The most extreme anti-trans law passed to date, SB 244, which is slated to take effect next Thursday, goes much further than the restrictions that have been adopted in other states, and makes Kansas the first state to implement a bathroom bounty and revoke trans people’s legally-issued IDs.
First and foremost, there’s the bathroom provisions. Under the law, trans people would be legally prohibited from using the bathrooms that correspond to their gender identity in all public buildings. That said, unlike most bathroom laws in other states, SB 244 turns to criminalization as a means of enforcement.

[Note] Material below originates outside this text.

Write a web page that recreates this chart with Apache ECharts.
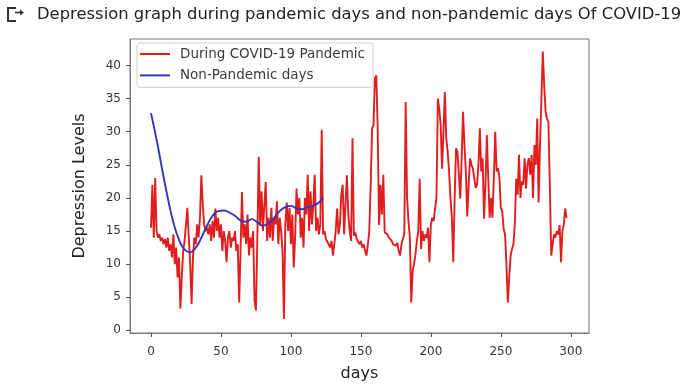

Accordingly, a person’s first violation would result in a written notice and if they violate it for a second time, this escalates to a $1,000 fine. However, from the third violation onwards, the offense is elevated to a class B misdemeanor, which is punishable by up to 6 months in jail and a $1,000 fine. This makes Kansas the fourth state—after Florida, Mississippi, and Utah—to pass a law allowing for trans people to be imprisoned over their bathroom use.
But it gets worse: the next section of the law separately creates a private cause of action against any trans person that uses the ‘wrong’ bathroom. And, as first pointed out by Erin in the Morning, this part is extremely vague: nothing in it limits these lawsuits to the violations that occur in public buildings. Instead, it merely specifies that a person has grounds to sue after encountering a person of the ‘opposite sex’ in a ‘multiple-occupancy private space,’ and as such, it can be interpreted to apply anywhere—even private businesses.
Under SB 244, all birth certificates and IDs that don’t display a person’s sex assigned at birth will be invalidated. And in both cases, those affected by these invalidations will be burdened with replacing their documents. It’s also worth pointing out that driving with an invalid license is a class B misdemeanor in the state.